The “fast confirmation message” that saves time

Send this before you finalize:

  • confirm automatic vs manual
  • confirm pickup time and any out-of-hours fees
  • confirm luggage fit if you have big suitcases
  • confirm deposit method (so you don’t waste time at pickup)

If they can’t confirm transmission or timing clearly, it’s a long-weekend risk.

6) Return-day pressure: the Sunday/Monday squeeze

The return day is where long weekends bite. Everyone wants the same thing:

  • beach morning → lunch → drive back → return the car → catch a flight

That creates:

  • slower airport approaches
  • busier fuel stations near return zones
  • more inspection queues (especially at peak times)

For live motorway traffic updates when you’re planning a return drive, Morocco’s highway operator provides a real-time service here: Le trafic en temps réel.

Best return-day habits

  • build a time buffer (photos + inspection + walking to terminal)
  • refuel earlier rather than “right before return”
  • avoid the biggest wave if your flight timing allows (earlier afternoon or later evening often feels calmer than late afternoon)

7) Quick FAQ

Why do Agadir rental prices jump on long weekends?
Because demand concentrates into the same pickup/return windows, and high-demand categories (automatic, SUV, 7-seater) sell out quickly.

What sells out first in Agadir on long weekends?
Automatic cars usually disappear first, followed by SUVs and 7-seaters.

Is it ever cheaper to rent for 4 days instead of 3?
Sometimes, yes.
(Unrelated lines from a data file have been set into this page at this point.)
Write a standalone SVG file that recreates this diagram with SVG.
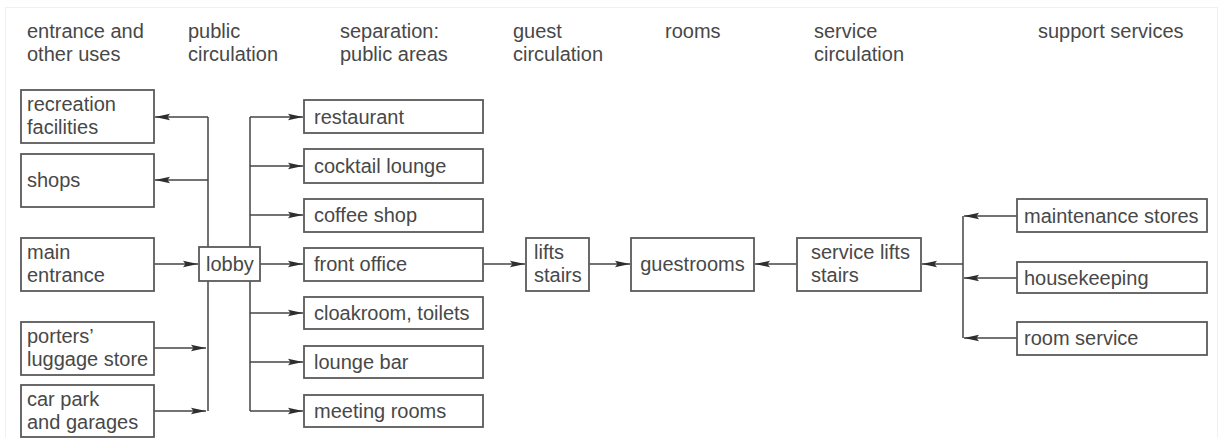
<svg xmlns="http://www.w3.org/2000/svg" width="1221" height="438" viewBox="0 0 1221 438">
<style>
  text { font-family: "Liberation Sans", Arial, sans-serif; font-size: 20px; fill: #484848; }
  .box { fill: #ffffff; stroke: #5a5a5a; stroke-width: 1.8; }
  .ln { fill: none; stroke: #444444; stroke-width: 1.5; }
  .frame { fill: none; stroke: #f0f0f0; stroke-width: 1; }
</style>
<defs>
  <marker id="ah" markerUnits="userSpaceOnUse" markerWidth="16" markerHeight="8" refX="15" refY="4" orient="auto">
    <path d="M0,0.8 L15,4 L0,7.2 L2.5,4 z" fill="#2e2e2e"/>
  </marker>
</defs>
<rect width="1221" height="438" fill="#ffffff"/>
<rect class="frame" x="5.5" y="7.5" width="1212" height="440"/>

<g id="headers">
  <text x="27" y="38">entrance and</text><text x="27" y="61">other uses</text>
  <text x="188" y="38">public</text><text x="188" y="61">circulation</text>
  <text x="340" y="38">separation:</text><text x="340" y="61">public areas</text>
  <text x="513" y="38">guest</text><text x="513" y="61">circulation</text>
  <text x="665" y="38">rooms</text>
  <text x="814" y="38">service</text><text x="814" y="61">circulation</text>
  <text x="1038" y="38">support services</text>
</g>

<g id="connectors">
  <path class="ln" d="M208,117 V247 M208,281 V411"/>
  <path class="ln" d="M250,117 V247 M250,281 V411"/>
  <path class="ln" d="M963,216 V338"/>
  <path class="ln" marker-end="url(#ah)" d="M208,117 H155"/>
  <path class="ln" marker-end="url(#ah)" d="M208,180 H155"/>
  <path class="ln" marker-end="url(#ah)" d="M154,264 H198"/>
  <path class="ln" marker-end="url(#ah)" d="M154,348 H206"/>
  <path class="ln" marker-end="url(#ah)" d="M154,411 H206"/>
  <path class="ln" marker-end="url(#ah)" d="M250,117 H303"/>
  <path class="ln" marker-end="url(#ah)" d="M250,166 H303"/>
  <path class="ln" marker-end="url(#ah)" d="M250,215 H303"/>
  <path class="ln" marker-end="url(#ah)" d="M260,264 H303"/>
  <path class="ln" marker-end="url(#ah)" d="M250,313 H303"/>
  <path class="ln" marker-end="url(#ah)" d="M250,362 H303"/>
  <path class="ln" marker-end="url(#ah)" d="M250,411 H303"/>
  <path class="ln" marker-end="url(#ah)" d="M483,264 H525"/>
  <path class="ln" marker-end="url(#ah)" d="M589,264 H630"/>
  <path class="ln" marker-end="url(#ah)" d="M797,264 H755"/>
  <path class="ln" marker-end="url(#ah)" d="M963,264 H922"/>
  <path class="ln" marker-end="url(#ah)" d="M1017,216 H964"/>
  <path class="ln" marker-end="url(#ah)" d="M1017,278 H964"/>
  <path class="ln" marker-end="url(#ah)" d="M1017,338 H964"/>
</g>

<g id="recreation"><rect class="box" x="21" y="90" width="133" height="53"/><text x="27" y="111">recreation</text><text x="27" y="134">facilities</text></g>
<g id="shops"><rect class="box" x="21" y="154" width="133" height="53"/><text x="27" y="187">shops</text></g>
<g id="main-entrance"><rect class="box" x="21" y="238" width="133" height="53"/><text x="27" y="259">main</text><text x="27" y="282">entrance</text></g>
<g id="porters"><rect class="box" x="21" y="322" width="133" height="53"/><text x="27" y="343">porters’</text><text x="27" y="366">luggage store</text></g>
<g id="car-park"><rect class="box" x="21" y="385" width="133" height="52"/><text x="27" y="406">car park</text><text x="27" y="429">and garages</text></g>
<g id="lobby"><rect class="box" x="199" y="247" width="61" height="34"/><text x="206" y="271">lobby</text></g>
<g id="restaurant"><rect class="box" x="304" y="100" width="179" height="33"/><text x="314" y="124">restaurant</text></g>
<g id="cocktail-lounge"><rect class="box" x="304" y="149" width="179" height="34"/><text x="314" y="173">cocktail lounge</text></g>
<g id="coffee-shop"><rect class="box" x="304" y="199" width="179" height="33"/><text x="314" y="222">coffee shop</text></g>
<g id="front-office"><rect class="box" x="304" y="248" width="179" height="33"/><text x="314" y="271">front office</text></g>
<g id="cloakroom"><rect class="box" x="304" y="297" width="179" height="32"/><text x="314" y="320">cloakroom, toilets</text></g>
<g id="lounge-bar"><rect class="box" x="304" y="346" width="179" height="32"/><text x="314" y="369">lounge bar</text></g>
<g id="meeting-rooms"><rect class="box" x="304" y="395" width="179" height="32"/><text x="314" y="418">meeting rooms</text></g>
<g id="lifts-stairs"><rect class="box" x="526" y="238" width="63" height="53"/><text x="534" y="259">lifts</text><text x="534" y="282">stairs</text></g>
<g id="guestrooms"><rect class="box" x="631" y="238" width="123" height="53"/><text x="692.5" y="271" text-anchor="middle">guestrooms</text></g>
<g id="service-lifts"><rect class="box" x="797" y="238" width="124" height="53"/><text x="811" y="259">service lifts</text><text x="811" y="282">stairs</text></g>
<g id="maintenance"><rect class="box" x="1017" y="199" width="190" height="33"/><text x="1024" y="223">maintenance stores</text></g>
<g id="housekeeping"><rect class="box" x="1017" y="262" width="190" height="31"/><text x="1024" y="285">housekeeping</text></g>
<g id="room-service"><rect class="box" x="1017" y="322" width="190" height="33"/><text x="1024" y="345">room service</text></g>
</svg>
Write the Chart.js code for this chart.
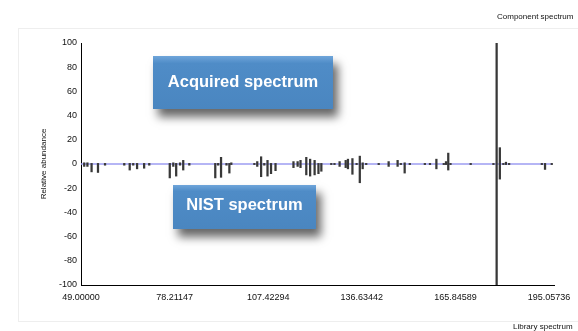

Long-weekend pricing can make “shorter” periods more expensive if they end on the peak return day.

What’s the safest booking strategy for long weekends?
Book 2–6 weeks ahead, choose the right category first, and confirm transmission and pickup timing clearly.

If I’m booking late, what’s my best chance?
Be flexible on pickup time and category. Manual economy cars are often the last available.